Last updated: February 2026
Music makes the people come together
In an effort to keep my brain from smoothing out, I’ve been continuously updating my iTunes library. It still works, and hot tip: don’t install Apple TV or Apple Music on your Windows computer; Apple will prioritize those apps over iTunes. Not sure if the same process works on Mac; I’ve heard that they force Mac users to use Apple Music period.
I’m not quite sure what I’m going to do when they properly sunset iTunes. But I dare not manifest that energy.
As of late, I’ve chased down BBMak, Kehlani, and Level 42’s discographies. I had all of them in the past, but during the Great iTunes Wipe of 2025, I lost a ton of my music, going as far back as 2004. Between my past purchases from iTunes and Amazon Digital Music and my own physical CDs, I was able to start rebuilding it.

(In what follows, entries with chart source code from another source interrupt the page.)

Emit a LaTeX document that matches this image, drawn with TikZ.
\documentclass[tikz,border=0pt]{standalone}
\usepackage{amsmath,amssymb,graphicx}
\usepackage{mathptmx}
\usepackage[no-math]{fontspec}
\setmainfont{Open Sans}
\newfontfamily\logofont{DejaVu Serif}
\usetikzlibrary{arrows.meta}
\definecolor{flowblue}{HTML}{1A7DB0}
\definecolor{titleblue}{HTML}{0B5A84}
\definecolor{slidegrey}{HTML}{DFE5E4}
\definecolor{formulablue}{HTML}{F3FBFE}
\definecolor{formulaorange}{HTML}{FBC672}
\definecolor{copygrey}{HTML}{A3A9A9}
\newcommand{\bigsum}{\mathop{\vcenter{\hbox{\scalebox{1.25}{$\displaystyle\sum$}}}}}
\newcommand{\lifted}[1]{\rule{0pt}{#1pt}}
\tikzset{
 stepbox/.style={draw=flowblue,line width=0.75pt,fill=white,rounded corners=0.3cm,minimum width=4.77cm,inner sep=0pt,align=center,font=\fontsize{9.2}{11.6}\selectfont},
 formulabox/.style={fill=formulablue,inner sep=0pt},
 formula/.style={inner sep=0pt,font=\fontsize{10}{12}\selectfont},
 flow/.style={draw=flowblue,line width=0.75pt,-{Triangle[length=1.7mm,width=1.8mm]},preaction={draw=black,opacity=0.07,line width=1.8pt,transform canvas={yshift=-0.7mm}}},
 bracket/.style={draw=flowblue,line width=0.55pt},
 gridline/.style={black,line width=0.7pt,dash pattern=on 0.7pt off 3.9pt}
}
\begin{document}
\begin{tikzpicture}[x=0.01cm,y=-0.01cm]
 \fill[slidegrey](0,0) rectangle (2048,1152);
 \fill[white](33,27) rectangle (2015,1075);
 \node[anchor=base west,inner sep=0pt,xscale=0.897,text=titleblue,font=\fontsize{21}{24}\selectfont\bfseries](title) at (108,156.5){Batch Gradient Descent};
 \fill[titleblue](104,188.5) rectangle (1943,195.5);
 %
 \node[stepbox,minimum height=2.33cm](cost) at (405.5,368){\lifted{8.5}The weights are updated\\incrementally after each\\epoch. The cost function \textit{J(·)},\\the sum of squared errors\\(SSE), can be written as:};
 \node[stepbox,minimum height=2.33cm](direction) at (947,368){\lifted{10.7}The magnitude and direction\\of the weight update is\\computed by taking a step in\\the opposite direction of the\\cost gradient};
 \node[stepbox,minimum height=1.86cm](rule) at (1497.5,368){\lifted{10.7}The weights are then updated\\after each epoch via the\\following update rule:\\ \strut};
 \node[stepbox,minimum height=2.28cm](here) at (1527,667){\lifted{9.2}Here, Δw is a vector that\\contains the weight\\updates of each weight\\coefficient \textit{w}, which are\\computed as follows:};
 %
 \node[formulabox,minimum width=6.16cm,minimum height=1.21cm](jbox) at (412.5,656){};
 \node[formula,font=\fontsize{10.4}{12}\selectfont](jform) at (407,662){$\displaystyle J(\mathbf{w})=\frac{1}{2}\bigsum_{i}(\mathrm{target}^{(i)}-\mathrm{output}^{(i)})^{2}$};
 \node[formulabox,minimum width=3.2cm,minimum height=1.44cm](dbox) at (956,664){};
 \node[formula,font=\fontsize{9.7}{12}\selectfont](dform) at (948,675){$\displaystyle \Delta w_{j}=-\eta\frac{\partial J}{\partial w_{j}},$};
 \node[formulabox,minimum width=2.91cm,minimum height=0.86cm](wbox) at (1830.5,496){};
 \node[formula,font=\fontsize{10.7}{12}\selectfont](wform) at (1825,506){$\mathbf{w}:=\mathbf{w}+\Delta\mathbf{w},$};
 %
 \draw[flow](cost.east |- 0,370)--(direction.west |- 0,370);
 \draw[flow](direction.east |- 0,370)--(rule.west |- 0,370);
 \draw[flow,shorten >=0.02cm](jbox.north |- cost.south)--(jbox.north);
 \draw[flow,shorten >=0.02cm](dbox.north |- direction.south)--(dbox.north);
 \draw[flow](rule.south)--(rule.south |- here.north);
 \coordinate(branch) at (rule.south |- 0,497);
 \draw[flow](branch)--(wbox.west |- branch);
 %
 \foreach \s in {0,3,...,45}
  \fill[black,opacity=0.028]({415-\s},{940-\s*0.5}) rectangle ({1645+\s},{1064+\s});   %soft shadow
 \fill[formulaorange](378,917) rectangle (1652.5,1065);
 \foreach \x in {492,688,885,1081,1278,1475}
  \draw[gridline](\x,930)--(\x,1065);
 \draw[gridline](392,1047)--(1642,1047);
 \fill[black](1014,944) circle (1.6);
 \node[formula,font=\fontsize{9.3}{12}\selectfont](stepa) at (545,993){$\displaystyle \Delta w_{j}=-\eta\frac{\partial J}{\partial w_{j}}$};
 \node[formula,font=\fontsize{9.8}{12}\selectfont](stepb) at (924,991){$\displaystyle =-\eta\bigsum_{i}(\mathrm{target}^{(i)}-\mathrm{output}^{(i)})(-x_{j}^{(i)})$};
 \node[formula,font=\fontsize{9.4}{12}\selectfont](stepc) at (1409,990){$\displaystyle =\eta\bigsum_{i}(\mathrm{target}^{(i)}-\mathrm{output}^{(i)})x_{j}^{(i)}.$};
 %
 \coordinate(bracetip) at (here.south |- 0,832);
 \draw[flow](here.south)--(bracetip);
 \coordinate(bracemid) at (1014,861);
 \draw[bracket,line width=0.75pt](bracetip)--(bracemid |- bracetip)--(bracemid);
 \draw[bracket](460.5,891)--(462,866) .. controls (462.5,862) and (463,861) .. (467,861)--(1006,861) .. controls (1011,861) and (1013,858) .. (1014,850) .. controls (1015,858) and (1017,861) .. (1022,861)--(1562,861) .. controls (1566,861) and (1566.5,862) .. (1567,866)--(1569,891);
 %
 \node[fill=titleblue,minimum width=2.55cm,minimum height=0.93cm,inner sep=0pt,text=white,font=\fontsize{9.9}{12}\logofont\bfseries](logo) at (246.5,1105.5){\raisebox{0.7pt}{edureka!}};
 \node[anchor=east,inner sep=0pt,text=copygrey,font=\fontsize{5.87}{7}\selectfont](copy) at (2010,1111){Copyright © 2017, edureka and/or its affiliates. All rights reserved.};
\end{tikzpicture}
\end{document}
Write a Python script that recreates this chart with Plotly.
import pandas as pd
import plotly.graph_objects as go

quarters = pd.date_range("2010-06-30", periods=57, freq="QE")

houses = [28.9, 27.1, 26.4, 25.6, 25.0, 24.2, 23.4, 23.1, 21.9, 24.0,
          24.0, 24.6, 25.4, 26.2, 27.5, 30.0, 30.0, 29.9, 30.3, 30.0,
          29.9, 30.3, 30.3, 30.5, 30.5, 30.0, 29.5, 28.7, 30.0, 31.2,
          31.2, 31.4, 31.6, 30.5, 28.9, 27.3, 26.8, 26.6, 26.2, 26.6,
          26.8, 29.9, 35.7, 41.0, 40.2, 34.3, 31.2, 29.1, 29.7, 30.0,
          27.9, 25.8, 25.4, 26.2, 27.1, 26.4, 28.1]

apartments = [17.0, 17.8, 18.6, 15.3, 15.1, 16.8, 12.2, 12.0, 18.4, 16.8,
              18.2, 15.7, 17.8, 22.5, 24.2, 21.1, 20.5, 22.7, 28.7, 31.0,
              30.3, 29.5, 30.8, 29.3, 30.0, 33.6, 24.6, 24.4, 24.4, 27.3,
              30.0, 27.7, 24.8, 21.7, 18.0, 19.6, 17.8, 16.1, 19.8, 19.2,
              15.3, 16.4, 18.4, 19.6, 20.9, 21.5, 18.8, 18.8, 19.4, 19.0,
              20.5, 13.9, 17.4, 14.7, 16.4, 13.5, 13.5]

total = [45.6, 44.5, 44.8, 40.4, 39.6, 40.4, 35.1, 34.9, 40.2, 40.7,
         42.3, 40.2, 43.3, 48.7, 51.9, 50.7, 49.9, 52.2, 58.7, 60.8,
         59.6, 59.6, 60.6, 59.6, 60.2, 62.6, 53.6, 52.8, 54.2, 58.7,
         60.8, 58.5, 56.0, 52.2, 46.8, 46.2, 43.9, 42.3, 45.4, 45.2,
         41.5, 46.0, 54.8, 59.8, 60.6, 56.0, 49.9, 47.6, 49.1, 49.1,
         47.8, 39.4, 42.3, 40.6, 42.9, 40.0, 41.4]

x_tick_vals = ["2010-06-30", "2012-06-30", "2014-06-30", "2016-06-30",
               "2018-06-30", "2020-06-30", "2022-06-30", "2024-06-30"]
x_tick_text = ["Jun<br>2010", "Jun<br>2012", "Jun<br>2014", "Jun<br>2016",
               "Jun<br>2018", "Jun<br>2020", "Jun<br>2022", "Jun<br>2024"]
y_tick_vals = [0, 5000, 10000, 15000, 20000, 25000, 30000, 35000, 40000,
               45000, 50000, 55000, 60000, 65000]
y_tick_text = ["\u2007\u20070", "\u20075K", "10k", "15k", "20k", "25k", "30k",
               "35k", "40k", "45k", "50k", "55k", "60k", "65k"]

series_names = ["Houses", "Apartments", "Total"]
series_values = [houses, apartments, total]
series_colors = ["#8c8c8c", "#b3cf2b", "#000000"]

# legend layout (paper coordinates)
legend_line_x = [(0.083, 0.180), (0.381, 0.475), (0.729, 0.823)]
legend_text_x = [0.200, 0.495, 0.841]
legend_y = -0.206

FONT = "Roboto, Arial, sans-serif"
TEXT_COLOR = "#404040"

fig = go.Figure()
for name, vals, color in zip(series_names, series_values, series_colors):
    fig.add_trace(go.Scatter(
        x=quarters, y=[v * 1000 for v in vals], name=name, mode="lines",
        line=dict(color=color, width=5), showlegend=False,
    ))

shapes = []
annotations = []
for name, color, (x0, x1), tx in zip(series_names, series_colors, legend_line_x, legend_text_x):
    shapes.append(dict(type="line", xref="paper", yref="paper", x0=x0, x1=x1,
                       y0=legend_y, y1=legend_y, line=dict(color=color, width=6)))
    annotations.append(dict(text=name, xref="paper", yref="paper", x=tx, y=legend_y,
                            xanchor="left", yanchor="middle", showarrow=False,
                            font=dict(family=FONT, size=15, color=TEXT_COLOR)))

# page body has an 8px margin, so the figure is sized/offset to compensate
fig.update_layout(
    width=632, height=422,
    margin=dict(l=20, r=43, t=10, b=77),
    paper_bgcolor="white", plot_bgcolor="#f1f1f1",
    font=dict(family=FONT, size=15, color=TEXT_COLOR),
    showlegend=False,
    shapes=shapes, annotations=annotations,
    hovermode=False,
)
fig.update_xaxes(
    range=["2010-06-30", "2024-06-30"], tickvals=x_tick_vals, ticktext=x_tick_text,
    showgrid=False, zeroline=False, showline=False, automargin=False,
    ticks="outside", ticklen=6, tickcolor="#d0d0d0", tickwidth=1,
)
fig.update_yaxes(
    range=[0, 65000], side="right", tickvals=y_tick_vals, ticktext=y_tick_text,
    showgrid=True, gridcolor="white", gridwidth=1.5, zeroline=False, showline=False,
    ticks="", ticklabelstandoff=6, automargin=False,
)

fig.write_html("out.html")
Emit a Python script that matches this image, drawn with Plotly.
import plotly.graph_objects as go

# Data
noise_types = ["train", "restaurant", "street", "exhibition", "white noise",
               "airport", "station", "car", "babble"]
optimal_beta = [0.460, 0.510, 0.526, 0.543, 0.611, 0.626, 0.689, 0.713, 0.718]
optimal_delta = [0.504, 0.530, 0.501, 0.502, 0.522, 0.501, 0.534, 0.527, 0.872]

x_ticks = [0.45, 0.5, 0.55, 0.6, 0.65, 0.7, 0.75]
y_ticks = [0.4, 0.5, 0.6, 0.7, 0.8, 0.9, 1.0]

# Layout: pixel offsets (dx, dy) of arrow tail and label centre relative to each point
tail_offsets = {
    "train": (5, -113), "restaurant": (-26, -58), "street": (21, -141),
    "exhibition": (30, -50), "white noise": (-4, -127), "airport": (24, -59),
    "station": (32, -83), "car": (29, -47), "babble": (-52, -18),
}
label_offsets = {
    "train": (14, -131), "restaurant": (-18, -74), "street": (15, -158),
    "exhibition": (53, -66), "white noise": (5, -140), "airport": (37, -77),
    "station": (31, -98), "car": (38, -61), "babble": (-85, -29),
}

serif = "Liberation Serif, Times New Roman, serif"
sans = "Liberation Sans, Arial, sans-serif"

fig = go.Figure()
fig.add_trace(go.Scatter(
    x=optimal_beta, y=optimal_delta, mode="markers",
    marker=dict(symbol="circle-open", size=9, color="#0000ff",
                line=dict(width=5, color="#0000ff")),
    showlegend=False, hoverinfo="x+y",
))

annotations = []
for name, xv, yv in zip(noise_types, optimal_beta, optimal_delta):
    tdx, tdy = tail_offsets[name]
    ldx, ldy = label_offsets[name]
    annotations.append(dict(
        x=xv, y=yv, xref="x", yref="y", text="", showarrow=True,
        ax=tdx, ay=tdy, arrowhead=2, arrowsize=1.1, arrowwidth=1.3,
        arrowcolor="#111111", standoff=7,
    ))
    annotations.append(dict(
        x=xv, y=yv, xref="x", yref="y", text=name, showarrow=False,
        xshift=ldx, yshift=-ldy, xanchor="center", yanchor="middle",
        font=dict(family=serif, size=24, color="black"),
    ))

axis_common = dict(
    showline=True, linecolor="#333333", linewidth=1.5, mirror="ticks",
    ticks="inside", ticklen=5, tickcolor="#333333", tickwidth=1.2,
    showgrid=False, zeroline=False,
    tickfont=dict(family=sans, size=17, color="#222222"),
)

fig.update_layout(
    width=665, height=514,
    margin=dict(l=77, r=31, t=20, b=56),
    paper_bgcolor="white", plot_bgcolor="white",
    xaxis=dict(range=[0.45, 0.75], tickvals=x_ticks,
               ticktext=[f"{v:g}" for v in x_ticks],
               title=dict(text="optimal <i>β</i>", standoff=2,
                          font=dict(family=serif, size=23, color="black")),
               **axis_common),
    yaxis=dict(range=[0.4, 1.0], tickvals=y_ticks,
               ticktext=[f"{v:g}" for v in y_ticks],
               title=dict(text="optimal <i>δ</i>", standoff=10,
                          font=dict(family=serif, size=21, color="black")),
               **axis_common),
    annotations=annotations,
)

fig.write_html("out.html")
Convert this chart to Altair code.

My local library is a godsend. I have a standalone CD ripper, so whenever I remember I don’t have a specific artist, I look in the catalogue and see if they have the physical copy, put in my request, and wait. Right now, I’m waiting on My Chemical Romance and the Cocteau Twins.
I can’t believe I lost all of my Cocteau Twins music. I had their entire discography. The only thing I have right now in my library is “The Moon and the Melodies,” the EP they did with Harold Budd in 1986.
The walls keep crashing down on me
The entire world is burning, figuratively and literally, and I remain without a job since June 2025. This is my longest stretch of unemployment ever. Like many others in the game, we all have experience, we’re all ready to work, and yet… no one is hiring? If I get another “this position is filled” email, I might… actually, I don’t know what I’d do. I rage like Aggretsuko every time I get one though.
I’d like someone to give me a shot. I’m ready, willing, and able. I don’t want to continue to be a statistic. I’d like to be able to be a functioning member of society. I don’t want to rely on others because there’s someone in a far worse position that needs it more than me and can’t work.
I’m at my wits’ end.
Trying to stay positive
On that deflating note, I’m trying to keep my head up and keep moving forward. It’s hard to sell myself because I’m a generalist when it comes to my writing. I can write about anything that you put in a content brief. Give me a style guide and I’ll have it done on your deadline.
Cleaning out my hard drive
One of my favorite things to do is scroll through Instagram and Threads and grab people’s free offers. You give them your email, and they give you themed content like “get my workbook and do this thing that’s made me multiple 000s in income!” I mean, anyone can say that, really. But hey, if they want to give away free stuff, I’m all for it.
So I’ve been going through at least a decade’s worth of PDFs, swipe files, and slide decks. A lot of it stuff I already know but haven’t had a chance to use myself. It’s always in the back of my head. I guess I haven’t found a reason to use it yet, but once I do, I’ll have the knowledge.
Not only have I been clearing that stuff away, I’ve been revisiting my ideas file. And with the help of the Novel 90 challenge at AutoCrit, I’m also writing again. There’s a story that I’ve been kicking around in my head for awhile now about a professional cuddler. The working title is “The Patron Saint of Chavez Ravine.” Something about that title is poetic. I’m not even sure where I’m going with it, but it’s been fun, getting stuff out on paper.
I haven’t written long fiction in probably over 15 years. And I didn’t even finish that novel! Ha. I felt I wanted to express myself more with short fiction and poetry. And I’m glad I did! There’s so much I want to share in those styles.
Ugh, so many stories, so little time.